▶ _TASK DETAILS_
Repeat everything in the material exactly.

Records with drawing code

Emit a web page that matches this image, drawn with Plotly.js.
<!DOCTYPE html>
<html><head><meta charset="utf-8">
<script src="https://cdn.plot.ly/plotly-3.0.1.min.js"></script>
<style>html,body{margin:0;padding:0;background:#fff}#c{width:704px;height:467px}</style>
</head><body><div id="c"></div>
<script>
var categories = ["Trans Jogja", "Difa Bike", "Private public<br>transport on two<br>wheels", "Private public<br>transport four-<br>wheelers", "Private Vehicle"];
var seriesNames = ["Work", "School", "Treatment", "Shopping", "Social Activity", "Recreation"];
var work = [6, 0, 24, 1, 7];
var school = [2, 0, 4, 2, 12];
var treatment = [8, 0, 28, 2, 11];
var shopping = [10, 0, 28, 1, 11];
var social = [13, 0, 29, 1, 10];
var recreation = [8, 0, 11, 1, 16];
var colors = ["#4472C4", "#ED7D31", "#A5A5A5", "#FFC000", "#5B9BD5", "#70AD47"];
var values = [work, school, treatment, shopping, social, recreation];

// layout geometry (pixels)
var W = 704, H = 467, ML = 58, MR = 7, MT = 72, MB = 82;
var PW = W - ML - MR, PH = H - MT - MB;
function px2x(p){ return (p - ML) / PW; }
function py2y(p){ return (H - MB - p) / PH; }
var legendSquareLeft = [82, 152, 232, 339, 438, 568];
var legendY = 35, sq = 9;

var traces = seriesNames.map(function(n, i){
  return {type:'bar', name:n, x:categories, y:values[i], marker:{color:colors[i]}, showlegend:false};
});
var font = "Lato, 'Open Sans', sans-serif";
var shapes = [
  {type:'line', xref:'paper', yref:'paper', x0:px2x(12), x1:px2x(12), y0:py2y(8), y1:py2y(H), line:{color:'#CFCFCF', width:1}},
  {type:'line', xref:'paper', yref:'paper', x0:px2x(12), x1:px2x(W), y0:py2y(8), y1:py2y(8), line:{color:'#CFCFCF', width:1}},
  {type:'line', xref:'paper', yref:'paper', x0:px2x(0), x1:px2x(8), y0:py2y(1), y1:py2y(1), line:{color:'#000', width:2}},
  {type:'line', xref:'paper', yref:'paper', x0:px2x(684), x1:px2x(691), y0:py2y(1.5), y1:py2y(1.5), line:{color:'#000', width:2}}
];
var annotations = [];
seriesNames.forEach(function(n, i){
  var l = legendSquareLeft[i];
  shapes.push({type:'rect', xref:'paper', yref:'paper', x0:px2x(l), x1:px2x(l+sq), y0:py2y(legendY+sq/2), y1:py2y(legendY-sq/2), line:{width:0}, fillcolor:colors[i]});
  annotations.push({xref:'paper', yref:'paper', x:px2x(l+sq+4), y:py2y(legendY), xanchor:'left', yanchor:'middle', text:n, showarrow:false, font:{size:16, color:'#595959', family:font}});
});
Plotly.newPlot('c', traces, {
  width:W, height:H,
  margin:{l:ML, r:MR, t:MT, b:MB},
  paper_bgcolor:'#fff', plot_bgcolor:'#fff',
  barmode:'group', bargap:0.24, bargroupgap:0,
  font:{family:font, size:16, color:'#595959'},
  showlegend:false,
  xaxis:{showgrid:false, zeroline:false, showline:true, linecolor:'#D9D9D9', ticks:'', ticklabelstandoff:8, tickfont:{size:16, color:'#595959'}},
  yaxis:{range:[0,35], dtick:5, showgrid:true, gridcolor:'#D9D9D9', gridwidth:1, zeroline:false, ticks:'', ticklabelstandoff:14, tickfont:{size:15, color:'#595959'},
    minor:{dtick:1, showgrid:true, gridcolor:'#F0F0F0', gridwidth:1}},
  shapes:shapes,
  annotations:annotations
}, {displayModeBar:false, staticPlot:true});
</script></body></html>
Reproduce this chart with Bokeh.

▶ _EXPECTED ANSWER_
Emit a web page that matches this image, drawn with Plotly.js.
<!DOCTYPE html>
<html><head><meta charset="utf-8">
<script src="https://cdn.plot.ly/plotly-3.0.1.min.js"></script>
<style>html,body{margin:0;padding:0;background:#fff}#c{width:704px;height:467px}</style>
</head><body><div id="c"></div>
<script>
var categories = ["Trans Jogja", "Difa Bike", "Private public<br>transport on two<br>wheels", "Private public<br>transport four-<br>wheelers", "Private Vehicle"];
var seriesNames = ["Work", "School", "Treatment", "Shopping", "Social Activity", "Recreation"];
var work = [6, 0, 24, 1, 7];
var school = [2, 0, 4, 2, 12];
var treatment = [8, 0, 28, 2, 11];
var shopping = [10, 0, 28, 1, 11];
var social = [13, 0, 29, 1, 10];
var recreation = [8, 0, 11, 1, 16];
var colors = ["#4472C4", "#ED7D31", "#A5A5A5", "#FFC000", "#5B9BD5", "#70AD47"];
var values = [work, school, treatment, shopping, social, recreation];

// layout geometry (pixels)
var W = 704, H = 467, ML = 58, MR = 7, MT = 72, MB = 82;
var PW = W - ML - MR, PH = H - MT - MB;
function px2x(p){ return (p - ML) / PW; }
function py2y(p){ return (H - MB - p) / PH; }
var legendSquareLeft = [82, 152, 232, 339, 438, 568];
var legendY = 35, sq = 9;

var traces = seriesNames.map(function(n, i){
  return {type:'bar', name:n, x:categories, y:values[i], marker:{color:colors[i]}, showlegend:false};
});
var font = "Lato, 'Open Sans', sans-serif";
var shapes = [
  {type:'line', xref:'paper', yref:'paper', x0:px2x(12), x1:px2x(12), y0:py2y(8), y1:py2y(H), line:{color:'#CFCFCF', width:1}},
  {type:'line', xref:'paper', yref:'paper', x0:px2x(12), x1:px2x(W), y0:py2y(8), y1:py2y(8), line:{color:'#CFCFCF', width:1}},
  {type:'line', xref:'paper', yref:'paper', x0:px2x(0), x1:px2x(8), y0:py2y(1), y1:py2y(1), line:{color:'#000', width:2}},
  {type:'line', xref:'paper', yref:'paper', x0:px2x(684), x1:px2x(691), y0:py2y(1.5), y1:py2y(1.5), line:{color:'#000', width:2}}
];
var annotations = [];
seriesNames.forEach(function(n, i){
  var l = legendSquareLeft[i];
  shapes.push({type:'rect', xref:'paper', yref:'paper', x0:px2x(l), x1:px2x(l+sq), y0:py2y(legendY+sq/2), y1:py2y(legendY-sq/2), line:{width:0}, fillcolor:colors[i]});
  annotations.push({xref:'paper', yref:'paper', x:px2x(l+sq+4), y:py2y(legendY), xanchor:'left', yanchor:'middle', text:n, showarrow:false, font:{size:16, color:'#595959', family:font}});
});
Plotly.newPlot('c', traces, {
  width:W, height:H,
  margin:{l:ML, r:MR, t:MT, b:MB},
  paper_bgcolor:'#fff', plot_bgcolor:'#fff',
  barmode:'group', bargap:0.24, bargroupgap:0,
  font:{family:font, size:16, color:'#595959'},
  showlegend:false,
  xaxis:{showgrid:false, zeroline:false, showline:true, linecolor:'#D9D9D9', ticks:'', ticklabelstandoff:8, tickfont:{size:16, color:'#595959'}},
  yaxis:{range:[0,35], dtick:5, showgrid:true, gridcolor:'#D9D9D9', gridwidth:1, zeroline:false, ticks:'', ticklabelstandoff:14, tickfont:{size:15, color:'#595959'},
    minor:{dtick:1, showgrid:true, gridcolor:'#F0F0F0', gridwidth:1}},
  shapes:shapes,
  annotations:annotations
}, {displayModeBar:false, staticPlot:true});
</script></body></html>
Reproduce this chart with Bokeh.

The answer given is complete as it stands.